▶ [Data excerpt]:
====================

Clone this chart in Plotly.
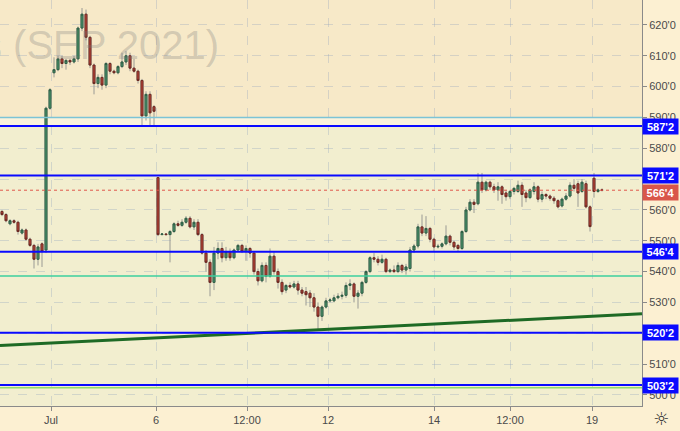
import plotly.graph_objects as go

# Hourly candles, corn futures (SEP 2021)
opens = [
    559.5, 558.5, 555.5, 556.5, 556, 552.5, 553.5, 550.5, 548.5, 544,
    549, 547, 593, 604.5, 605.5, 609, 607.5, 608.5, 608, 609,
    619, 623.5, 616, 607, 601, 603, 600.5, 607.5, 605, 604.5,
    606.5, 608, 610, 606, 605, 602, 590.5, 597.5, 593.5, 570.5,
    552, 552.2, 552, 553, 555.5, 555, 556, 557.3, 554.5, 556,
    552, 546, 543, 536.5, 546, 547.5, 544.5, 546.5, 544.5, 547,
    548.5, 546.5, 547.5, 546, 540, 537, 542, 538.5, 545, 540,
    536.5, 534, 535.5, 535, 536, 534, 533.5, 533, 531.5, 528.5,
    525.5, 528.5, 530.5, 530.5, 531.5, 532, 532.3, 535.5, 536, 532,
    533, 536.5, 540, 544.5, 544, 543, 544, 540, 540.5, 540,
    542, 540.5, 541, 547, 548.3, 554.5, 552.5, 554, 550.5, 548,
    548.2, 549, 551.5, 549.5, 548.5, 547.5, 553, 560, 562.5, 562,
    569, 566.5, 569, 567.5, 566.5, 567.5, 565.5, 564.3, 566, 566,
    568, 565.5, 564, 566, 567.5, 563.5, 565, 564.5, 563.8, 563,
    561.3, 563.5, 564.5, 568, 568.5, 566, 568.5, 561, 570.3, 566,
    566.5,
]
highs = [
    560, 559, 557, 557, 556.5, 554, 554, 551, 549, 549,
    549.5, 593.5, 599.5, 609.5, 610, 610, 609, 609, 610, 619.5,
    625.5, 625, 616.5, 607.5, 604, 604, 608, 608, 605.5, 607,
    611, 611.5, 611, 609, 605.5, 602.5, 598.5, 598.5, 594, 570.5,
    552.5, 552.5, 553.5, 556, 556.5, 557, 558, 558, 557, 557,
    552.5, 547, 544, 548, 549.5, 549.5, 548, 547.5, 547.5, 549,
    549, 548.5, 548, 546.5, 541, 543, 543, 547.5, 546.5, 541,
    537.5, 536, 536.5, 537, 537, 535, 535, 534, 533, 530,
    529, 531.5, 531.5, 532.5, 533, 533.5, 536.5, 537.5, 536.5, 534,
    537, 540.5, 545, 546, 545, 545.5, 544.5, 541, 542, 543,
    542.5, 542.5, 548, 549, 555.5, 558.5, 558, 554.5, 551, 549,
    549.5, 555, 552, 550, 549, 553.5, 561, 563.5, 563.5, 572,
    572, 569.5, 569.5, 568.5, 569, 568, 566.5, 566.5, 567.5, 569.5,
    569, 566.5, 567, 569, 568, 566, 565.5, 565, 564.5, 563.5,
    564, 565.5, 569, 570, 569.5, 570, 569.5, 561.5, 572, 567,
    567,
]
lows = [
    558, 556, 555, 555.5, 552, 552, 550, 548, 541, 542,
    541.5, 546, 592.5, 603, 605, 606, 605.5, 607, 607.5, 608,
    618, 615, 606, 597.5, 599.5, 599, 599.5, 604, 604, 604,
    606, 607, 605, 604.5, 601, 587.5, 589, 587.5, 587.5, 551.5,
    551.8, 551.8, 543, 552.5, 554.5, 554.5, 555.5, 554, 553.5, 551.5,
    545.5, 540, 532, 534, 544, 543, 543.5, 543.5, 544, 546.5,
    546, 543.5, 544.5, 539, 535.5, 536.5, 536.5, 538, 539, 534.5,
    532.5, 533, 534.5, 534.5, 532.5, 532, 529, 528.5, 527, 521,
    524, 528, 530, 530, 531, 531, 531.5, 534, 530, 528,
    532, 536, 539.5, 543, 542, 542.5, 539.5, 539.5, 539.5, 539.5,
    539.5, 539, 540, 546, 547.5, 551.5, 551.5, 549.5, 546.5, 547.5,
    547.5, 548.5, 548.5, 547, 546.5, 547, 552.5, 559.5, 559, 561.5,
    565.5, 566, 566.5, 565.5, 563, 562, 563, 563.5, 565, 565.5,
    561, 562.5, 563.5, 565, 562.5, 562.5, 563.5, 563, 562, 560.5,
    560.8, 563, 564, 566, 561, 565.5, 560.5, 553, 564, 565.5,
    566,
]
closes = [
    558.5, 556.5, 556.5, 556, 553, 553.5, 550.5, 548.5, 544, 548,
    546.5, 593, 599, 605.5, 609, 607.5, 608.5, 608, 609, 619,
    623.5, 616, 607, 601, 603, 600.5, 607.5, 605, 604.5, 606.5,
    608, 610, 606, 605, 602, 590.5, 597.5, 591.5, 592, 552,
    552.2, 552, 553, 555.5, 555, 556, 557.3, 554.5, 556, 552,
    546, 543, 536.5, 546, 547.5, 544.5, 546.5, 544.5, 547, 548.5,
    546.5, 547.5, 546, 540, 537, 542, 538.5, 545, 540, 536.5,
    533.5, 535.5, 535, 536, 534, 533, 532.5, 531.5, 528.5, 525.5,
    528.5, 530.5, 530.8, 531.5, 532, 532.3, 535.5, 536, 532, 533,
    536.5, 540, 544.5, 544, 543, 544, 540, 540.5, 540, 542,
    540.5, 541.5, 547, 548.3, 554.5, 552.5, 554, 550.5, 548, 548.2,
    549, 551.5, 549.5, 548, 547.5, 553, 560, 562.5, 561.8, 569,
    566.5, 569, 567.5, 566.5, 567.5, 565, 564.3, 566, 567, 568,
    565, 564, 566.5, 567.5, 563.5, 565, 564.5, 563.8, 563, 561,
    563.5, 564.5, 568, 567, 565.5, 569, 561, 554.6, 566, 566.5,
    566.4,
]
bars = list(range(len(opens)))

# drawn levels
blue_levels = [587.2, 571.2, 546.4, 520.2, 503.2]
blue_labels = ["587'2", "571'2", "546'4", "520'2", "503'2"]
last_price = 566.4
last_label = "566'4"
thin_levels = [590.0, 538.6, 502.3]
thin_colors = ["#7cc4d6", "#3ccf9e", "#8fdb6c"]
trend_start = 516.0   # at left edge
trend_end = 526.3     # at right edge

# axes
y_range = [496.4, 628.1]
x_range = [-0.5, 160]
y_ticks = [500, 510, 520, 530, 540, 550, 560, 570, 580, 590, 600, 610, 620]
y_ticktext = [f"{v}'0" for v in y_ticks]
x_ticks = [12.25, 38.5, 61.25, 81.5, 108, 127, 147.5]
x_ticktext = ["Jul", "6", "12:00", "12", "14", "12:00", "19"]

fig = go.Figure()

# wicks (grey) + bodies
fig.add_trace(go.Candlestick(
    x=bars, open=opens, high=highs, low=lows, close=closes,
    increasing=dict(line=dict(color="#9a9a94", width=1), fillcolor="#4f9a72"),
    decreasing=dict(line=dict(color="#9a9a94", width=1), fillcolor="#c4473a"),
    showlegend=False, hoverinfo="skip",
))
body_hi = [max(o, c) for o, c in zip(opens, closes)]
body_lo = [min(o, c) for o, c in zip(opens, closes)]
fig.add_trace(go.Candlestick(
    x=bars, open=opens, high=body_hi, low=body_lo, close=closes,
    increasing=dict(line=dict(color="#2f5f45", width=1), fillcolor="#4f9a72"),
    decreasing=dict(line=dict(color="#6e2a22", width=1), fillcolor="#c4473a"),
    showlegend=False, hoverinfo="skip",
))

shapes = [
    # background zones
    dict(type="rect", xref="paper", yref="y", x0=0, x1=1, y0=590, y1=y_range[1],
         fillcolor="#f7e9c8", line_width=0, layer="below"),
    dict(type="rect", xref="paper", yref="y", x0=0, x1=1, y0=587.2, y1=590,
         fillcolor="#fbf3dc", line_width=0, layer="below"),
]
for lvl, col in zip(thin_levels, thin_colors):
    shapes.append(dict(type="line", xref="paper", yref="y", x0=0, x1=1, y0=lvl, y1=lvl,
                       line=dict(color=col, width=1.5), layer="above"))
shapes.append(dict(type="line", xref="paper", yref="y", x0=0, x1=1,
                   y0=trend_start, y1=trend_end,
                   line=dict(color="#1e6a25", width=3), layer="above"))
for lvl in blue_levels:
    shapes.append(dict(type="line", xref="paper", yref="y", x0=0, x1=1, y0=lvl, y1=lvl,
                       line=dict(color="#0a0aff", width=2), layer="above"))
shapes.append(dict(type="line", xref="paper", yref="y", x0=0, x1=1,
                   y0=last_price, y1=last_price,
                   line=dict(color="#e0574b", width=1, dash="dot"), layer="above"))

annotations = [
    dict(text="s (SEP 2021)", xref="paper", yref="paper", x=221 / 642, y=1 - 45 / 406,
         xanchor="right", yanchor="middle", showarrow=False,
         font=dict(size=40, color="rgba(125,125,125,0.3)", family="Liberation Sans")),
    dict(text="☼", xref="paper", yref="paper", x=661 / 642, y=1 - 418 / 406,
         xanchor="center", yanchor="middle", showarrow=False,
         font=dict(size=18, color="#333333", family="DejaVu Sans")),
]
for lvl, txt in zip(blue_levels, blue_labels):
    annotations.append(dict(
        text=f"<b>{txt}</b>", xref="paper", yref="y", x=1, y=lvl, xanchor="left",
        yanchor="middle", showarrow=False, bgcolor="#0a0aff", width=33, height=13,
        borderpad=1, font=dict(size=11, color="white", family="Liberation Sans")))
annotations.append(dict(
    text=f"<b>{last_label}</b>", xref="paper", yref="y", x=1, y=last_price - 0.9,
    xanchor="left", yanchor="middle", showarrow=False, bgcolor="#d9564a", width=33,
    height=13, borderpad=1, font=dict(size=11, color="white", family="Liberation Sans")))

fig.update_layout(
    width=680, height=431,
    margin=dict(l=0, r=38, t=0, b=25),
    paper_bgcolor="#fcf0d2",
    plot_bgcolor="#f2eecf",
    font=dict(family="Liberation Sans", size=11, color="#4a4a4a"),
    shapes=shapes,
    annotations=annotations,
    showlegend=False,
)
fig.update_xaxes(
    range=x_range, rangeslider_visible=False,
    tickvals=x_ticks, ticktext=x_ticktext,
    showgrid=True, gridcolor="rgba(150,165,190,0.35)", griddash="dash",
    showline=True, linecolor="#8a8a8a", linewidth=1,
    ticks="outside", ticklen=4, tickcolor="#8a8a8a",
    zeroline=False,
)
fig.update_yaxes(
    range=y_range, side="right",
    tickvals=y_ticks, ticktext=y_ticktext,
    showgrid=True, gridcolor="rgba(150,165,190,0.35)", griddash="dash",
    showline=True, linecolor="#8a8a8a", linewidth=1,
    ticks="outside", ticklen=4, tickcolor="#8a8a8a",
    zeroline=False,
)

# page body has a default margin; drop it so the 680x431 figure fills the window
fig.write_html(
    "out.html",
    config={"displayModeBar": False},
    post_script="document.body.style.margin='0';",
)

====================

▶ [Written exercise]: Every line from the start of the listing above through the line with "import plotly.graph_objects as go" should be repeated exactly; skip the pictures and add nothing else.

▶ [Result for this task]:
Clone this chart in Plotly.
import plotly.graph_objects as go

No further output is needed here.